Requirements for Tax Amnesty

In order to qualify for tax amnesty under the voluntary disclosure programs, the disclosure must be truthful, timely, and complete.

  • Truthful and complete: The taxpayer shows a willingness to cooperate (and does in fact cooperate) with the IRS in determining his or her correct tax liability.  The taxpayer makes good faith arrangements with the IRS to pay in full, the tax, interest, and any penalties determined by the IRS to be applicable.
  • Timely: A disclosure is timely if it is received before:
    • The IRS has initiated a civil examination or criminal investigation of the taxpayer, or has notified the taxpayer that it intends to commence such an examination or investigation.
    • The IRS has received information from a third party (e.g., informant, other governmental agency, or the media) alerting the IRS to the specific taxpayer’s noncompliance.
    • The IRS has initiated a civil examination or criminal investigation which is directly related to the specific liability of the taxpayer.
    • The IRS has acquired information directly related to the specific liability of the taxpayer from a criminal enforcement action (e.g., search warrant, grand jury subpoena).
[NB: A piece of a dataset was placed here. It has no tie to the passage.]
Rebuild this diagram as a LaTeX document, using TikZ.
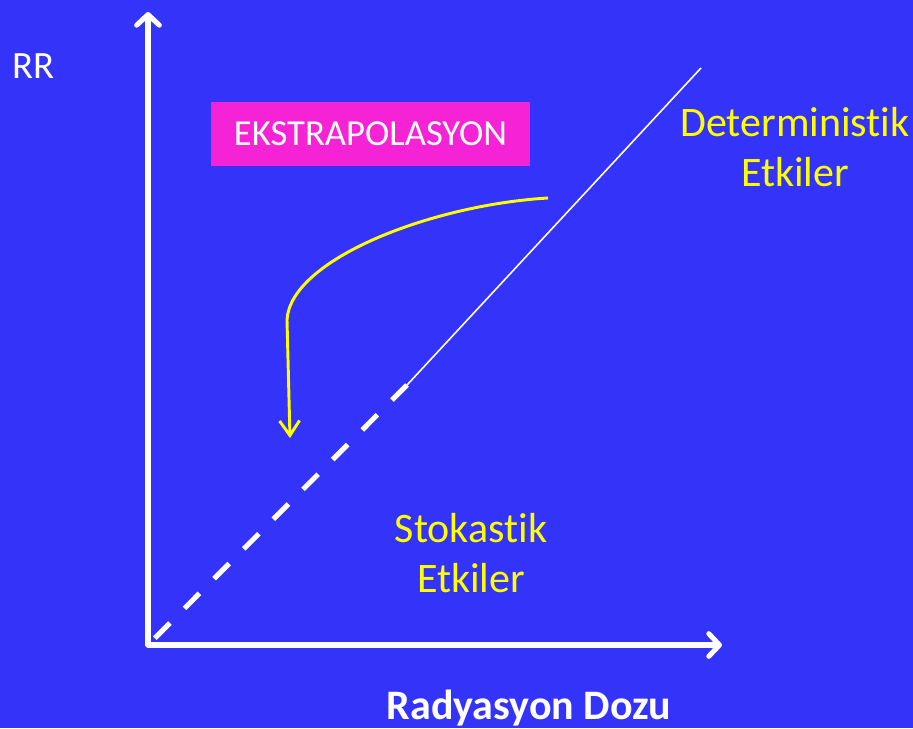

How to make a Voluntary Disclosure

Domestic Voluntary Disclosure

Note that a voluntary disclosure will not automatically guarantee immunity from prosecution. However, it has been IRS’s practice to not refer voluntary disclosure cases for prosecution except where the income comes from illegal sources.

Taxpayers or their representatives initiate a voluntary disclosure by contacting IRS Criminal Investigations. Examples of voluntary disclosures include:

  • A letter from an attorney which encloses amended returns from a client which are complete and accurate (reporting legal source income omitted from the original returns), which offers to pay the tax, interest, and any penalties determined by the IRS to be applicable in full.
  • A disclosure made by a taxpayer of omitted income facilitated through a widely promoted scheme that is the subject of an IRS civil compliance project. Although the IRS already obtained information which might lead to an examination of the taxpayer, it not yet commenced any such examination or investigation or notified the taxpayer of its intent to do so. In addition, the taxpayer files complete and accurate returns and makes arrangements with the IRS to pay in full, the tax, interest, and any penalties determined by the IRS to be applicable. This is a voluntary disclosure because the civil compliance project involving the scheme does not yet directly relate to the specific liability of the taxpayer.
  • A disclosure made by an individual who has not filed tax returns after the individual has received a notice stating that the IRS has no record of receiving a return for a particular year and inquiring into whether the taxpayer filed a return for that year. The individual files complete and accurate returns and makes arrangements with the IRS to pay, in full, the tax, interest, and any penalties determined by the IRS to be applicable. This is a voluntary disclosure because the IRS has not yet commenced an examination or investigation of the taxpayer or notified the taxpayer of its intent to do so.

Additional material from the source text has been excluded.